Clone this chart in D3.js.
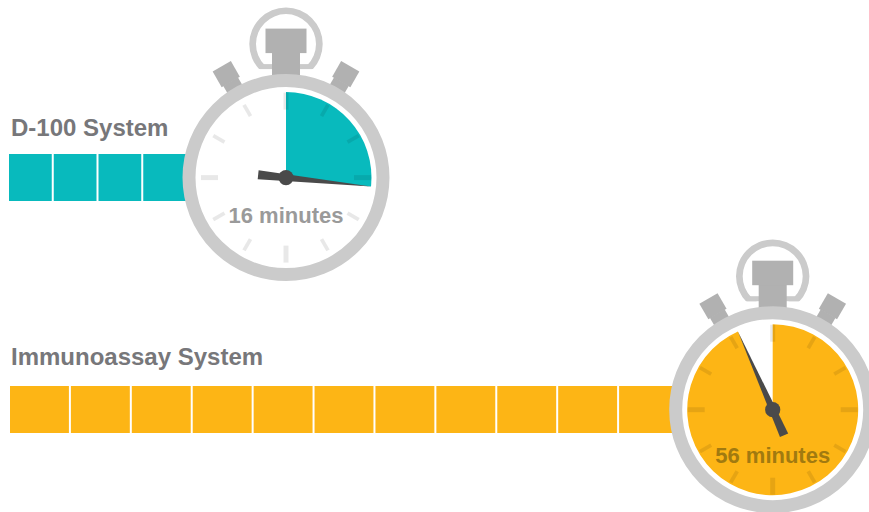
<!DOCTYPE html>
<html>
<head>
<meta charset="utf-8">
<script src="https://cdn.jsdelivr.net/npm/d3@7"></script>
<style>
	html, body { margin: 0; padding: 0; background: #fff; }
	svg { display: block; }
	text { font-family: "Liberation Sans", Arial, sans-serif; font-weight: bold; }
</style>
</head>
<body>
<svg id="chart" width="869" height="512"></svg>
<script>
// values
const systems = ["D-100 System", "Immunoassay System"];
const minutes = [16, 56];
const blockCounts = [4, 11];
const minuteLabels = ["16 minutes", "56 minutes"];
const fillColors = ["#08babd", "#fdb515"];
const labelColors = ["#9a9a9a", "#a17a10"];

// layout per row
const rows = [
	{ textX: 11, textY: 136, barX: [9, 188], barY: 154, barH: 47, cx: 286, cy: 177.6, labelDy: 45.5 },
	{ textX: 11, textY: 365, barX: [10, 680], barY: 386, barH: 47, cx: 772.7, cy: 409.7, labelDy: 53.5 }
];

const svg = d3.select("#chart");
const RING = "#cbcbcb", STEEL = "#b1b1b1", HAND = "#4a4a4a";

// minutes round the dial
const angle = d3.scaleLinear().domain([0, 60]).range([0, 2 * Math.PI]);
const degrees = m => angle(m) * 180 / Math.PI;

const wedge = d3.arc().innerRadius(0).outerRadius(85.5).startAngle(0);
const ringArc = d3.arc().innerRadius(30).outerRadius(36.7).startAngle(0).endAngle(2 * Math.PI);
const outline = d3.line();

systems.forEach((name, i) => {
	const row = rows[i];

	svg.append("text")
		.attr("x", row.textX)
		.attr("y", row.textY)
		.attr("font-size", 24)
		.attr("fill", "#77777a")
		.text(name);

	// bar of blocks, runs in under the watch
	const x = d3.scaleLinear().domain([0, blockCounts[i]]).range(row.barX);
	svg.append("g").selectAll("rect")
		.data(d3.range(blockCounts[i]))
		.enter()
		.append("rect")
		.attr("x", d => x(d))
		.attr("y", row.barY)
		.attr("width", d => x(d + 1) - x(d) - 2)
		.attr("height", row.barH)
		.attr("fill", fillColors[i]);

	const watch = svg.append("g").attr("transform", `translate(${row.cx}, ${row.cy})`);

	// side buttons
	[-30, 30].forEach(r => {
		const b = watch.append("g").attr("transform", `rotate(${r})`).attr("fill", STEEL);
		b.append("rect").attr("x", -10.5).attr("y", -128.5).attr("width", 21).attr("height", 18);
		b.append("rect").attr("x", -8.5).attr("y", -111).attr("width", 17).attr("height", 11);
	});

	// crown, the ring is cut flat at the bottom
	const clipId = "crown-clip-" + i;
	watch.append("clipPath").attr("id", clipId)
		.append("rect").attr("x", -40).attr("y", -175).attr("width", 80).attr("height", 66.5);
	watch.append("path")
		.attr("d", ringArc())
		.attr("transform", "translate(0, -133.5)")
		.attr("clip-path", null)
		.attr("fill", RING)
		.each(function() {
			// wrap so the clip stays in watch coordinates
			const wrap = watch.append("g").attr("clip-path", `url(#${clipId})`);
			wrap.node().appendChild(this);
		});
	watch.append("rect").attr("x", -26).attr("y", -113.5).attr("width", 52).attr("height", 5).attr("fill", RING);
	watch.append("rect").attr("x", -14).attr("y", -125).attr("width", 28).attr("height", 30).attr("fill", STEEL);
	watch.append("rect").attr("x", -20.5).attr("y", -149).attr("width", 41).attr("height", 24.5).attr("fill", STEEL);

	// case and face
	watch.append("circle").attr("r", 97).attr("fill", "#fff").attr("stroke", RING).attr("stroke-width", 13);

	// elapsed time
	watch.append("path").attr("d", wedge({ endAngle: angle(minutes[i]) })).attr("fill", fillColors[i]);

	// hour ticks, the quarters are longer
	const isQuarter = d => d % 15 === 0;
	watch.append("g").selectAll("rect")
		.data(d3.range(0, 60, 5))
		.enter()
		.append("rect")
		.attr("x", d => isQuarter(d) ? -2.5 : -1.9)
		.attr("y", d => isQuarter(d) ? -85 : -84)
		.attr("width", d => isQuarter(d) ? 5 : 3.8)
		.attr("height", d => isQuarter(d) ? 17 : 13)
		.attr("transform", d => `rotate(${degrees(d)})`)
		.attr("fill", "#000")
		.attr("opacity", 0.09);

	// hand
	watch.append("path")
		.attr("d", outline([[-4.5, 28], [4.5, 28], [0, -85.5]]) + "Z")
		.attr("transform", `rotate(${degrees(minutes[i])})`)
		.attr("fill", HAND);
	watch.append("circle").attr("r", 7.6).attr("fill", HAND);

	watch.append("text")
		.attr("y", row.labelDy)
		.attr("text-anchor", "middle")
		.attr("font-size", 22)
		.attr("fill", labelColors[i])
		.text(minuteLabels[i]);
});
</script>
</body>
</html>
* * * * * * * * *
Retype the whole listing exactly and leave the pictures out.

Clone this chart in D3.js.
<!DOCTYPE html>
<html>
<head>
<meta charset="utf-8">
<script src="https://cdn.jsdelivr.net/npm/d3@7"></script>
<style>
	html, body { margin: 0; padding: 0; background: #fff; }
	svg { display: block; }
	text { font-family: "Liberation Sans", Arial, sans-serif; font-weight: bold; }
</style>
</head>
<body>
<svg id="chart" width="869" height="512"></svg>
<script>
// values
const systems = ["D-100 System", "Immunoassay System"];
const minutes = [16, 56];
const blockCounts = [4, 11];
const minuteLabels = ["16 minutes", "56 minutes"];
const fillColors = ["#08babd", "#fdb515"];
const labelColors = ["#9a9a9a", "#a17a10"];

// layout per row
const rows = [
	{ textX: 11, textY: 136, barX: [9, 188], barY: 154, barH: 47, cx: 286, cy: 177.6, labelDy: 45.5 },
	{ textX: 11, textY: 365, barX: [10, 680], barY: 386, barH: 47, cx: 772.7, cy: 409.7, labelDy: 53.5 }
];

const svg = d3.select("#chart");
const RING = "#cbcbcb", STEEL = "#b1b1b1", HAND = "#4a4a4a";

// minutes round the dial
const angle = d3.scaleLinear().domain([0, 60]).range([0, 2 * Math.PI]);
const degrees = m => angle(m) * 180 / Math.PI;

const wedge = d3.arc().innerRadius(0).outerRadius(85.5).startAngle(0);
const ringArc = d3.arc().innerRadius(30).outerRadius(36.7).startAngle(0).endAngle(2 * Math.PI);
const outline = d3.line();

systems.forEach((name, i) => {
	const row = rows[i];

	svg.append("text")
		.attr("x", row.textX)
		.attr("y", row.textY)
		.attr("font-size", 24)
		.attr("fill", "#77777a")
		.text(name);

	// bar of blocks, runs in under the watch
	const x = d3.scaleLinear().domain([0, blockCounts[i]]).range(row.barX);
	svg.append("g").selectAll("rect")
		.data(d3.range(blockCounts[i]))
		.enter()
		.append("rect")
		.attr("x", d => x(d))
		.attr("y", row.barY)
		.attr("width", d => x(d + 1) - x(d) - 2)
		.attr("height", row.barH)
		.attr("fill", fillColors[i]);

	const watch = svg.append("g").attr("transform", `translate(${row.cx}, ${row.cy})`);

	// side buttons
	[-30, 30].forEach(r => {
		const b = watch.append("g").attr("transform", `rotate(${r})`).attr("fill", STEEL);
		b.append("rect").attr("x", -10.5).attr("y", -128.5).attr("width", 21).attr("height", 18);
		b.append("rect").attr("x", -8.5).attr("y", -111).attr("width", 17).attr("height", 11);
	});

	// crown, the ring is cut flat at the bottom
	const clipId = "crown-clip-" + i;
	watch.append("clipPath").attr("id", clipId)
		.append("rect").attr("x", -40).attr("y", -175).attr("width", 80).attr("height", 66.5);
	watch.append("path")
		.attr("d", ringArc())
		.attr("transform", "translate(0, -133.5)")
		.attr("clip-path", null)
		.attr("fill", RING)
		.each(function() {
			// wrap so the clip stays in watch coordinates
			const wrap = watch.append("g").attr("clip-path", `url(#${clipId})`);
			wrap.node().appendChild(this);
		});
	watch.append("rect").attr("x", -26).attr("y", -113.5).attr("width", 52).attr("height", 5).attr("fill", RING);
	watch.append("rect").attr("x", -14).attr("y", -125).attr("width", 28).attr("height", 30).attr("fill", STEEL);
	watch.append("rect").attr("x", -20.5).attr("y", -149).attr("width", 41).attr("height", 24.5).attr("fill", STEEL);

	// case and face
	watch.append("circle").attr("r", 97).attr("fill", "#fff").attr("stroke", RING).attr("stroke-width", 13);

	// elapsed time
	watch.append("path").attr("d", wedge({ endAngle: angle(minutes[i]) })).attr("fill", fillColors[i]);

	// hour ticks, the quarters are longer
	const isQuarter = d => d % 15 === 0;
	watch.append("g").selectAll("rect")
		.data(d3.range(0, 60, 5))
		.enter()
		.append("rect")
		.attr("x", d => isQuarter(d) ? -2.5 : -1.9)
		.attr("y", d => isQuarter(d) ? -85 : -84)
		.attr("width", d => isQuarter(d) ? 5 : 3.8)
		.attr("height", d => isQuarter(d) ? 17 : 13)
		.attr("transform", d => `rotate(${degrees(d)})`)
		.attr("fill", "#000")
		.attr("opacity", 0.09);

	// hand
	watch.append("path")
		.attr("d", outline([[-4.5, 28], [4.5, 28], [0, -85.5]]) + "Z")
		.attr("transform", `rotate(${degrees(minutes[i])})`)
		.attr("fill", HAND);
	watch.append("circle").attr("r", 7.6).attr("fill", HAND);

	watch.append("text")
		.attr("y", row.labelDy)
		.attr("text-anchor", "middle")
		.attr("font-size", 22)
		.attr("fill", labelColors[i])
		.text(minuteLabels[i]);
});
</script>
</body>
</html>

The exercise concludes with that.